> **Plotting code records**:
<<<<

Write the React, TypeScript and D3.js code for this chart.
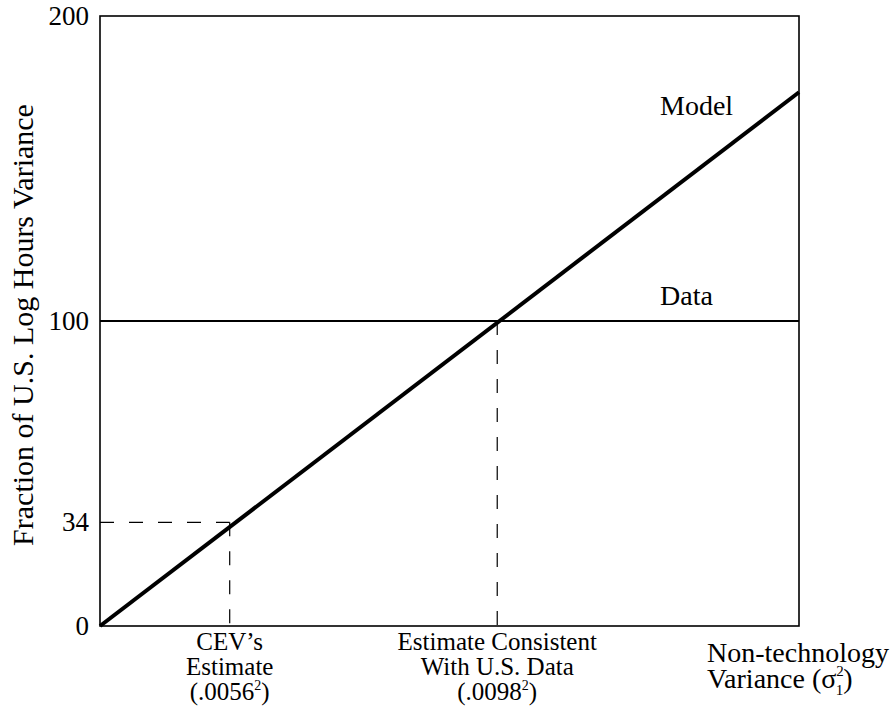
import React from "react";
import * as d3 from "d3";

// Values in units of 1e-4 (variance of non-technology shock)
const xDomain = [0, 1.69];
const yDomain = [0, 200];
const yTicks = [0, 34, 100, 200];
const modelPoints = [
  { v: 0, f: 0 },
  { v: 1.69, f: 175 },
];
const dataLevel = 100;
const cevEstimate = 0.3136; // .0056^2
const cevFraction = 34;
const usEstimate = 0.9604; // .0098^2
const xTickLabels = [
  { v: cevEstimate, lines: ["CEV\u2019s", "Estimate"], num: ".0056" },
  { v: usEstimate, lines: ["Estimate Consistent", "With U.S. Data"], num: ".0098" },
];

const W = 896;
const H = 711;
const M = { left: 100, right: 799, top: 16, bottom: 626 };
const FONT = "'Liberation Serif', 'Times New Roman', serif";

export default function App() {
  const x = d3.scaleLinear().domain(xDomain).range([M.left, M.right]);
  const y = d3.scaleLinear().domain(yDomain).range([M.bottom, M.top]);
  const line = d3
    .line<{ v: number; f: number }>()
    .x((d) => x(d.v))
    .y((d) => y(d.f));

  return (
    <svg
      width={W}
      height={H}
      style={{ position: "absolute", left: 0, top: 0, background: "#fff" }}
      fontFamily={FONT}
    >
      {/* dashed guides */}
      <g stroke="#000" strokeWidth={1.2} strokeDasharray="14,15" fill="none">
        <line x1={x(0)} x2={x(cevEstimate)} y1={y(cevFraction)} y2={y(cevFraction)} />
        <line x1={x(cevEstimate)} x2={x(cevEstimate)} y1={y(cevFraction)} y2={y(0)} />
        <line x1={x(usEstimate)} x2={x(usEstimate)} y1={y(dataLevel)} y2={y(0)} />
      </g>
      {/* data line */}
      <line
        x1={x(xDomain[0])}
        x2={x(xDomain[1])}
        y1={y(dataLevel)}
        y2={y(dataLevel)}
        stroke="#000"
        strokeWidth={2.2}
      />
      {/* model line */}
      <path d={line(modelPoints) || ""} stroke="#000" strokeWidth={4} fill="none" />
      {/* frame */}
      <rect
        x={M.left}
        y={M.top}
        width={M.right - M.left}
        height={M.bottom - M.top}
        fill="none"
        stroke="#000"
        strokeWidth={1.6}
      />
      {/* y ticks */}
      <g fontSize={27} textAnchor="end">
        {yTicks.map((t) => (
          <text key={t} x={M.left - 11} y={y(t)} dy="0.33em">
            {t}
          </text>
        ))}
      </g>
      {/* x tick labels */}
      <g fontSize={25} textAnchor="middle">
        {xTickLabels.map((d) => (
          <text key={d.num} x={x(d.v)} y={650}>
            <tspan x={x(d.v)} y={650}>{d.lines[0]}</tspan>
            <tspan x={x(d.v)} y={675}>{d.lines[1]}</tspan>
            <tspan x={x(d.v)} y={700}>
              ({d.num}
              <tspan fontSize={14} dy={-10}>2</tspan>
              <tspan dy={10}>)</tspan>
            </tspan>
          </text>
        ))}
      </g>
      {/* line labels */}
      <text x={660} y={115} fontSize={28}>Model</text>
      <text x={660} y={305} fontSize={28}>Data</text>
      {/* x axis title */}
      <text x={707} y={662} fontSize={28}>
        <tspan x={707} y={662}>Non-technology</tspan>
        <tspan x={707} y={688}>
          Variance (σ
          <tspan fontSize={15} dy={-12}>2</tspan>
          <tspan fontSize={15} dx={-8} dy={19}>1</tspan>
          <tspan dy={-7}>)</tspan>
        </tspan>
      </text>
      {/* y axis title */}
      <text
        transform={`translate(33, ${(M.top + M.bottom) / 2 + 4}) rotate(-90)`}
        textAnchor="middle"
        fontSize={30}
      >
        Fraction of U.S. Log Hours Variance
      </text>
    </svg>
  );
}
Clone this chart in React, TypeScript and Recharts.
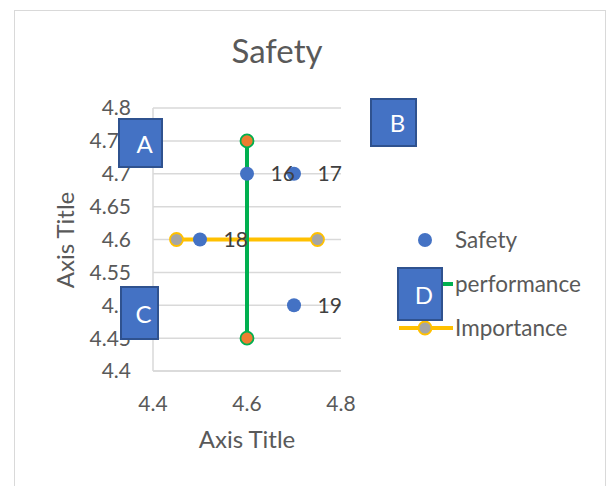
import React from 'react';
import { ScatterChart, Scatter, XAxis, YAxis, CartesianGrid, LabelList } from 'recharts';

const safetyX = [4.6, 4.7, 4.5, 4.7];
const safetyY = [4.7, 4.7, 4.6, 4.5];
const safetyLabels = ['16', '17', '18', '19'];

const performanceX = [4.6, 4.6];
const performanceY = [4.45, 4.75];

const importanceX = [4.45, 4.75];
const importanceY = [4.6, 4.6];

const xTicks = [4.4, 4.6, 4.8];
const yTicks = [4.4, 4.45, 4.5, 4.55, 4.6, 4.65, 4.7, 4.75, 4.8];

const boxes = [
  { text: 'A', left: 118, top: 118, width: 45, height: 50 },
  { text: 'B', left: 370, top: 98, width: 47, height: 49 },
  { text: 'C', left: 120, top: 286, width: 39, height: 54 },
  { text: 'D', left: 397, top: 267, width: 46, height: 54 },
];

const safety = safetyX.map((x, i) => ({ x, y: safetyY[i], label: safetyLabels[i] }));
const performance = performanceX.map((x, i) => ({ x, y: performanceY[i] }));
const importance = importanceX.map((x, i) => ({ x, y: importanceY[i] }));

const FONT = 'Lato, "Open Sans", sans-serif';
const GRID = '#D9D9D9';
const TEXT = '#595959';

const dot = (fill: string, stroke?: string) => (props: any) => (
  <circle cx={props.cx} cy={props.cy} r={stroke ? 6.5 : 7} fill={fill} stroke={stroke || 'none'} strokeWidth={1.8} />
);

const legendItems = [
  { name: 'Safety', line: '', fill: '#4472C4', stroke: '' },
  { name: 'performance', line: '#00B050', fill: '#ED7D31', stroke: '#00B050' },
  { name: 'Importance', line: '#FFC000', fill: '#A5A5A5', stroke: '#FFC000' },
];

const LegendBox = () => (
  <div style={{ position: 'absolute', left: 397, top: 225, width: 214, height: 130, fontFamily: FONT, fontSize: 22.5, color: TEXT }}>
    {legendItems.map((it, i) => (
      <div key={it.name} style={{ position: 'absolute', left: 0, top: i * 44, width: 214, height: 30 }}>
        <svg width={60} height={30} style={{ position: 'absolute', left: 0, top: 0 }}>
          {it.line && <line x1={2} y1={15} x2={56} y2={15} stroke={it.line} strokeWidth={4} />}
          <circle cx={28} cy={15} r={it.stroke ? 6.5 : 7} fill={it.fill} stroke={it.stroke || 'none'} strokeWidth={1.8} />
        </svg>
        <span style={{ position: 'absolute', left: 58, top: 0, lineHeight: '30px' }}>{it.name}</span>
      </div>
    ))}
  </div>
);

export default function App() {
  return (
    <div style={{ position: 'absolute', left: 0, top: 0, width: 611, height: 486, background: '#fff', overflow: 'hidden', fontFamily: FONT }}>
      <div style={{ position: 'absolute', left: 14, top: 10, width: 592, height: 490, border: `1.5px solid ${GRID}`, boxSizing: 'border-box' }} />
      <div style={{ position: 'absolute', left: 0, width: 554, top: 30, textAlign: 'center', fontSize: 33, color: TEXT }}>Safety</div>
      <ScatterChart width={611} height={486} margin={{ top: 108, right: 270, bottom: 85, left: 93 }}>
        <CartesianGrid vertical={false} stroke={GRID} strokeWidth={1.5} />
        <XAxis
          type="number"
          dataKey="x"
          domain={[4.4, 4.8]}
          ticks={xTicks}
          interval={0}
          height={30}
          axisLine={{ stroke: GRID, strokeWidth: 1.5 }}
          tickLine={false}
          tickMargin={19}
          tick={{ fill: TEXT, fontSize: 21, fontFamily: FONT }}
        />
        <YAxis
          type="number"
          dataKey="y"
          domain={[4.4, 4.8]}
          ticks={yTicks}
          interval={0}
          width={60}
          axisLine={{ stroke: GRID, strokeWidth: 1.5 }}
          tickLine={false}
          tickMargin={16}
          tick={{ fill: TEXT, fontSize: 21, fontFamily: FONT }}
        />
        <Scatter
          name="Importance"
          data={importance}
          line={{ stroke: '#FFC000', strokeWidth: 4 }}
          shape={dot('#A5A5A5', '#FFC000')}
          isAnimationActive={false}
        />
        <Scatter
          name="performance"
          data={performance}
          line={{ stroke: '#00B050', strokeWidth: 4 }}
          shape={dot('#ED7D31', '#00B050')}
          isAnimationActive={false}
        />
        <Scatter name="Safety" data={safety} shape={dot('#4472C4')} isAnimationActive={false}>
          <LabelList dataKey="label" position="right" offset={19} fill="#404040" fontSize={21} fontFamily={FONT} />
        </Scatter>
      </ScatterChart>
      <LegendBox />
      <div style={{ position: 'absolute', left: 147, width: 200, top: 424, textAlign: 'center', fontSize: 24, color: TEXT }}>Axis Title</div>
      <div
        style={{
          position: 'absolute',
          left: 64,
          top: 240,
          transform: 'translate(-50%, -50%) rotate(-90deg)',
          fontSize: 24,
          color: TEXT,
          whiteSpace: 'nowrap',
        }}
      >
        Axis Title
      </div>
      {boxes.map((b) => (
        <div
          key={b.text}
          style={{
            position: 'absolute',
            left: b.left,
            top: b.top,
            width: b.width,
            height: b.height,
            background: '#4472C4',
            border: '2px solid #2F528F',
            boxSizing: 'border-box',
            color: '#fff',
            fontSize: 24,
            display: 'flex',
            alignItems: 'center',
            justifyContent: 'center',
            paddingLeft: 8,
          }}
        >
          {b.text}
        </div>
      ))}
    </div>
  );
}
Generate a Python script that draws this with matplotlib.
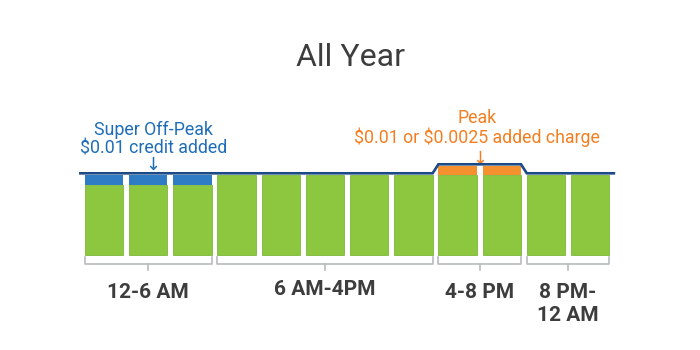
import matplotlib.pyplot as plt
import numpy as np

plt.rcParams['font.family'] = ['Roboto', 'DejaVu Sans']

# data
green = [7.0, 7.0, 7.0, 8.0, 8.0, 8.0, 8.0, 8.0, 8.0, 8.0, 8.0, 8.0]
credit = [1.0, 1.0, 1.0, 0, 0, 0, 0, 0, 0, 0, 0, 0]
charge = [0, 0, 0, 0, 0, 0, 0, 0, 0.9, 0.9, 0, 0]
groups = [(0, 2), (3, 7), (8, 9), (10, 11)]
group_labels = ['12-6 AM', '6 AM-4PM', '4-8 PM', '8 PM-\n12 AM']
label_dy = [0, 0.3, 0, 0]

GREEN = '#8dc63f'
BLUE = '#2f7cc5'
ORANGE = '#f5902f'
NAVY = '#1b4a86'
GRAY = '#3d3d3d'

x = np.arange(len(green))
w = 0.87

fig = plt.figure(figsize=(7, 3.5), dpi=100)
ax = fig.add_axes([0, 0, 1, 1])
ax.set_xlim(-2.353, 13.484)
ax.set_ylim(-9.5, 25.5)
ax.axis('off')

ax.bar(x, green, width=w, color=GREEN, edgecolor='#7db83a', linewidth=0.6)
ax.bar(x, credit, bottom=green, width=w, color=BLUE, linewidth=0)
ax.bar(x, charge, bottom=np.array(green) + np.array(credit), width=w, color=ORANGE, linewidth=0)

# outline line over the bar tops
top = np.array(green) + np.array(credit) + np.array(charge) + 0.17
lx, ly = [], []
for i in range(len(x)):
    pad = 0.1 if i in (0, len(x) - 1) else 0
    lx += [x[i] - w / 2 - pad, x[i] + w / 2 + pad]
    ly += [top[i], top[i]]
ax.plot(lx, ly, color=NAVY, lw=1.9, solid_joinstyle='miter', zorder=5)

# brackets
yb = -0.85
for (a, b), lab, dy in zip(groups, group_labels, label_dy):
    x0 = a - w / 2
    x1 = b + w / 2
    xm = (x0 + x1) / 2
    ax.plot([x0, x0, x1, x1], [yb + 0.65, yb, yb, yb + 0.65], color='#b8bbbf', lw=1.2)
    ax.plot([xm, xm], [yb, yb - 0.6], color='#b8bbbf', lw=1.2)
    ax.text(xm, -2.8 + dy, lab, ha='center', va='top', fontsize=15, fontweight='bold',
            color=GRAY, linespacing=1.25)

ax.text(0.5, 0.837, 'All Year', transform=ax.transAxes, ha='center', va='center',
        fontsize=23, color=GRAY)

ax.text(1.12, 11.6, 'Super Off-Peak\n\\$0.01 credit added', ha='center', va='center',
        fontsize=12.8, color='#1f6db8', linespacing=1.0)
ax.text(1.11, 9.0, '↓', ha='center', va='center', fontsize=13, color='#1f6db8')

ax.text(8.44, 12.7, 'Peak\n\\$0.01 or \\$0.0025 added charge', ha='center', va='center',
        fontsize=12.8, color='#f47f22', linespacing=1.05)
ax.text(8.5, 9.6, '↓', ha='center', va='center', fontsize=13, color='#f47f22')

fig.savefig('out.png', dpi=100)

>>>>

> **OBJECTIVE**: Leave out any pictures and return exactly the lines from the beginning of the data through the line with "Serif', 'Times New", inclusive.

> **ANSWER FOR THIS EXERCISE**:
Write the React, TypeScript and D3.js code for this chart.
import React from "react";
import * as d3 from "d3";

// Values in units of 1e-4 (variance of non-technology shock)
const xDomain = [0, 1.69];
const yDomain = [0, 200];
const yTicks = [0, 34, 100, 200];
const modelPoints = [
  { v: 0, f: 0 },
  { v: 1.69, f: 175 },
];
const dataLevel = 100;
const cevEstimate = 0.3136; // .0056^2
const cevFraction = 34;
const usEstimate = 0.9604; // .0098^2
const xTickLabels = [
  { v: cevEstimate, lines: ["CEV\u2019s", "Estimate"], num: ".0056" },
  { v: usEstimate, lines: ["Estimate Consistent", "With U.S. Data"], num: ".0098" },
];

const W = 896;
const H = 711;
const M = { left: 100, right: 799, top: 16, bottom: 626 };
const FONT = "'Liberation Serif', 'Times New Roman', serif";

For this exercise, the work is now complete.